Wednesday, April 25, 2012

The Meaning of Our Memorial Day for Me

Day 463 – I talked about the Memorial Day. I forgot to mention the siren that goes off when it starts. All over the country the sirens go off for a full minute and everyone stands in full attention to salute and honor the fallen soldiers; this is how the day started, yesterday, at 8pm. It’s chilling and it makes it so powerful. And in every city and village and kibbutz, every place where people live, there is a memorial ceremony. And then on the next day in the morning there are memorial services in all the military cemeteries in the country and ceremonies in every school and workplace and they all start at 11am with a siren that goes all over the country for two full minutes. It is my first Memorial Day here in 23 years, last year I was not here during that time, and I forgot how it feels. I forgot how powerful it is. Sadly, we live in a country that knew too many wars and terrorist attacks; and military service is mandatory here, so there is not a single person I believe that doesn’t know someone who died that way, someone we remember today. Even if our family was not hit directly, it is a friend from school, from work, from the army, the husband of, the son of, the daughter of… it is a very personal day for everyone.
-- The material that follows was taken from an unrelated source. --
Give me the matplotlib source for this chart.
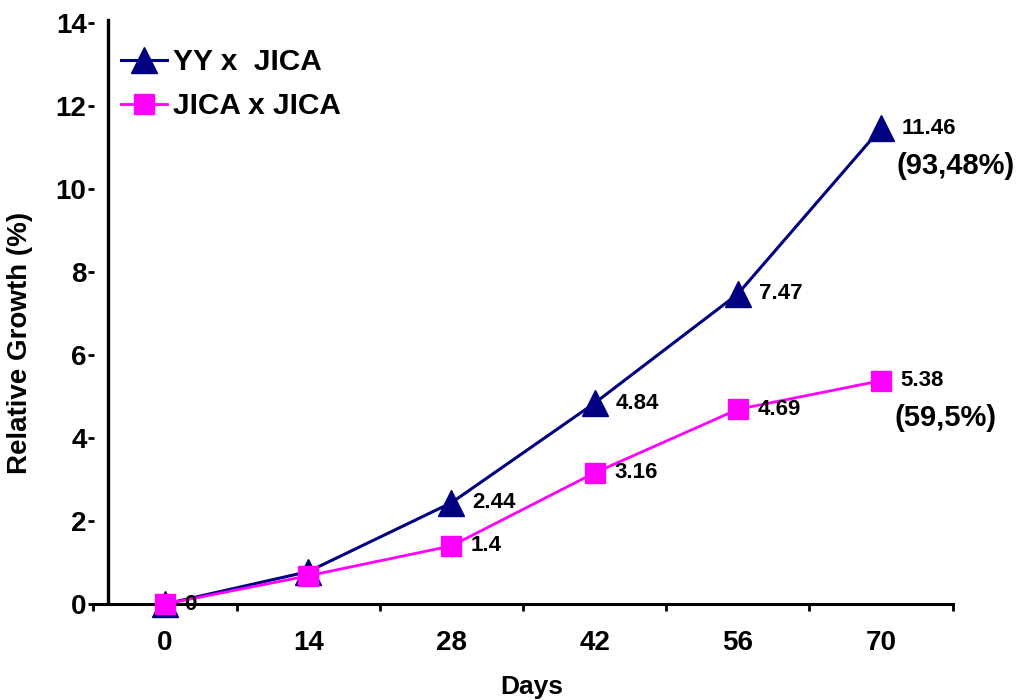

I was standing there during the ceremony and I remembered all my friends who died, and friends that got injured real bad and fight it every day and I thought about the horrific price we have to pay every day to live in this country. Years ago, when my son was born, I felt I cannot do that, I cannot raise a son just to send him at the age of 18 to the army and pray that it will not be him but someone else’s son, pray that this infamous knock on the door will never come. I just couldn’t do it. It took me years to understand that this is the only place in the world I can call home, that even if I don’t live here, everyone dear to me still does, and that you cannot escape faith. It took me so many years to understand that home is something you protect and not just run way from with the first sign of danger. That good or bad this is my country and I am proud to be part of it, that I hope another war will never come but if it will, I won’t run away, I’ll stay here and do whatever I can to help. To honor all the dead soldiers we remember today we have to live here and to live well, as a free nation, striving and ready to protect our right to live this way.

I am thankful to be here today, to feel all the way what it means to belong to this nation. I am thankful I made the decision to come back; it is my country, it ingrains in me, it’s who I am. I am thankful my youngest daughter is in the military now, I was thinking about her so much today; I am so proud of her and what she does, of her courageous decision to come back here and serve in the military, even though she was not born here, even though she had so many other options; she chose to belong and I admire her for that.